Prendo a prestito una citazione da Jean Jaurès secondo cui "La tradizione non consiste nel conservare le ceneri, ma nel mantenere viva una fiamma".
La tradizione in pasticceria per me è sacrosanta, e quando i grandi classici, in questo caso della tradizione bolognese, riescono con il loro patrimonio di storia e tradizione, a riaccendere la fiamma della curiosità, sono un patrimonio per l'umanità.
Sto parlando di tre pietre miliari della dolce tradizione bolognese: Latte in piedi, zuppa inglese e torta di riso, celebrati e mangiati al ristorante Al cambio di Bologna, custode della tradizione anche nei dolci.
Potrei parlarvi delle ricette di queste tre chicche, di Matteo Poggi in cucina che è degno figlio di suo padre, Max Poggi, una delle grandi stelle sempre splendenti della ristorazione bolognese e nazionale, oppure di Piero Pompili che serve in sala felicità ad ogni piatto, in impeccabile doppiopetto e con il suo inconfondibile savoir faire.
Ma non vi dirò nulla di tutto ciò, perchè la mia è condivisione di una pasticceria emozionale e mai tecnica, quando la pasticceria emoziona davvero.
Il latte in piedi, simile per consistenza a una panna cotta, mi ha restituito forza e solidità: lui sta in piedi sul tuo cucchiaino e non cade mai; in un mondo in cui tutto fluttua e non da certezze, il segreto di tanta solidità e bontà sta nella quantità di rossi d'uovo, uniti al latte condensato e allo zucchero.
"Il dolce delle nonne" che rendevano felici i bambini e risparmiavano di lavare i loro grembiulini e bavaglini che non si sporcavano, tanto il latte non cadeva dal cucchiaino!

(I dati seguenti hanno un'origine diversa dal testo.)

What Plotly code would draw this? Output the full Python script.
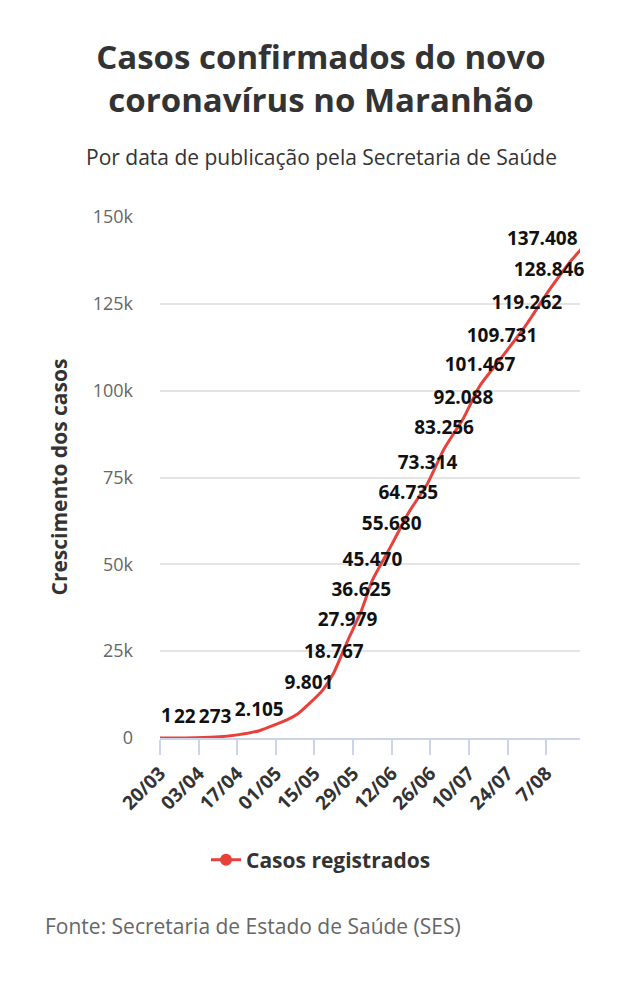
import plotly.graph_objects as go

# Casos confirmados (SES/MA)
datas = ["2020-03-20", "2020-03-29", "2020-04-09", "2020-04-17", "2020-04-25",
         "2020-05-01", "2020-05-05", "2020-05-09", "2020-05-13", "2020-05-18",
         "2020-05-22", "2020-05-27", "2020-06-01", "2020-06-05", "2020-06-12",
         "2020-06-18", "2020-06-25", "2020-07-01", "2020-07-08", "2020-07-14",
         "2020-07-22", "2020-07-31", "2020-08-08", "2020-08-16", "2020-08-20"]
casos = [1, 22, 273, 900, 2105,
         3900, 5200, 7000, 9801, 13800,
         18767, 27979, 36625, 45470, 55680,
         64735, 73314, 83256, 92088, 101467,
         109731, 119262, 128846, 137408, 141000]
# pontos com rótulo
rotulo_datas = ["2020-03-20", "2020-03-29", "2020-04-09", "2020-04-25", "2020-05-13",
                "2020-05-22", "2020-05-27", "2020-06-01", "2020-06-05", "2020-06-12",
                "2020-06-18", "2020-06-25", "2020-07-01", "2020-07-08", "2020-07-14",
                "2020-07-22", "2020-07-31", "2020-08-08", "2020-08-16"]
rotulo_casos = [1, 22, 273, 2105, 9801, 18767, 27979, 36625, 45470, 55680,
                64735, 73314, 83256, 92088, 101467, 109731, 119262, 128846, 137408]

x_ticks = ["2020-03-20", "2020-04-03", "2020-04-17", "2020-05-01", "2020-05-15",
           "2020-05-29", "2020-06-12", "2020-06-26", "2020-07-10", "2020-07-24",
           "2020-08-07"]
x_ticktext = ["20/03", "03/04", "17/04", "01/05", "15/05", "29/05", "12/06",
              "26/06", "10/07", "24/07", "7/08"]
y_ticks = [0, 25000, 50000, 75000, 100000, 125000, 150000]
y_ticktext = ["0", "25k", "50k", "75k", "100k", "125k", "150k"]

RED = "#e8413c"
FONT = "Open Sans"
LABEL_FONT = dict(family=FONT, size=19, color="#111111", weight="bold")

textos = [f"{v:,}".replace(",", ".") for v in rotulo_casos]

fig = go.Figure()
fig.add_trace(go.Scatter(
    x=datas, y=casos, mode="lines",
    line=dict(color=RED, width=3, shape="spline", smoothing=0.5),
    showlegend=False, hoverinfo="x+y",
))
# rótulos do meio; o primeiro e o último ficam presos às bordas do gráfico
fig.add_trace(go.Scatter(
    x=rotulo_datas[1:-1], y=rotulo_casos[1:-1], mode="markers+text",
    marker=dict(size=14, opacity=0, color=RED),
    text=textos[1:-1], textposition="top center",
    textfont=LABEL_FONT,
    showlegend=False, hoverinfo="skip", cliponaxis=False,
))
# entrada da legenda
fig.add_trace(go.Scatter(
    x=[None], y=[None], mode="lines+markers", name="Casos registrados",
    line=dict(color=RED, width=3), marker=dict(color=RED, size=12),
))

fig.add_annotation(x=rotulo_datas[0], y=rotulo_casos[0], text=textos[0],
                   xanchor="left", yanchor="middle", xshift=0, yshift=23,
                   borderpad=0, showarrow=False, font=LABEL_FONT)
fig.add_annotation(x=1, xref="paper", y=rotulo_casos[-1], text=textos[-1],
                   xanchor="right", yanchor="middle", yshift=23,
                   showarrow=False, font=LABEL_FONT)

fig.update_layout(
    width=642, height=1000,
    margin=dict(l=152, r=70, t=209, b=270),
    paper_bgcolor="white", plot_bgcolor="white",
    font=dict(family=FONT, color="#333333"),
    title=dict(
        text="Casos confirmados do novo<br>coronavírus no Maranhão",
        x=313 / 642, xanchor="center", xref="container",
        y=1 - 61 / 1000, yanchor="middle", yref="container",
        font=dict(family=FONT, size=33, color="#333333", weight="bold"),
    ),
    xaxis=dict(
        type="date",
        range=["2020-03-20", "2020-08-19 06:00"],
        tickvals=x_ticks, ticktext=x_ticktext, tickangle=-45,
        tickfont=dict(family=FONT, size=19, color="#333333", weight="bold"),
        showgrid=False, showline=True, linecolor="#c9d5e8", linewidth=1.5,
        ticks="outside", ticklen=15, tickcolor="#c9d5e8", tickwidth=1.5,
        zeroline=False,
    ),
    yaxis=dict(
        range=[0, 150000],
        tickvals=y_ticks, ticktext=y_ticktext,
        tickfont=dict(family=FONT, size=18, color="#666666"),
        showgrid=True, gridcolor="#e4e4e4", gridwidth=1.5,
        zeroline=False, showline=False, ticks="",
        ticklabelstandoff=26,
    ),
    legend=dict(
        orientation="h", x=(321 - 160) / 420, xanchor="center",
        y=-(860 - 738) / 521, yanchor="middle",
        font=dict(family=FONT, size=21, color="#333333", weight="bold"),
    ),
)
fig.add_annotation(text="Por data de publicação pela Secretaria de Saúde",
                   xref="paper", yref="paper", x=(321 - 160) / 420, y=(738 - 157) / 521,
                   xanchor="center", yanchor="middle", showarrow=False,
                   font=dict(family=FONT, size=21, color="#333333"))
fig.add_annotation(text="Crescimento dos casos",
                   xref="paper", yref="paper", x=(58 - 160) / 420, y=0.5,
                   xanchor="center", yanchor="middle", showarrow=False, textangle=-90,
                   font=dict(family=FONT, size=21, color="#333333", weight="bold"))
fig.add_annotation(text="Fonte: Secretaria de Estado de Saúde (SES)",
                   xref="paper", yref="paper", x=(43 - 160) / 420, y=-(926 - 738) / 521,
                   xanchor="left", yanchor="middle", showarrow=False,
                   font=dict(family=FONT, size=21, color="#666666"))

fig.write_html("out.html")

La zuppa inglese mi ha donato fluidità e morbidezza per sciogliere ogni rigidità, per ammorbidire ogni contrattura emotiva: pan di spagna imbevuto di alchermes a cui si alternano strati di crema pasticciera soave.
Il cioccolato è uno sciroppo fluido che viene versato sulla zuppa, perchè la vera ricetta non ha crema al cioccolato.
Per finire, la torta di riso, lei, "la torta degli addobbi", il dolce che celebrava la grande festa del corpus domini in cui i palazzi si vestivano a festa, addobbati per l'evento, e nelle case si gustava questa perla, la cui ricetta risale al 1470.
Il suo sapore prezioso di mandorle e cedro mi ha predisposto a qualcosa di bello, di importante che avverrà, quasi un monito a riconoscere la preziosità della vita e insieme un presagio di "luccicanza".
Amo follemente i dolci: sono il ritratto emozionale di ciò che siamo, tracciano mappe di memoria, ma sono anche la previsione "astrologica" di ciò che avremo, quando passato, presente e futuro si saranno riconciliati armonicamente in noi come un perfetto dolce della tradizione.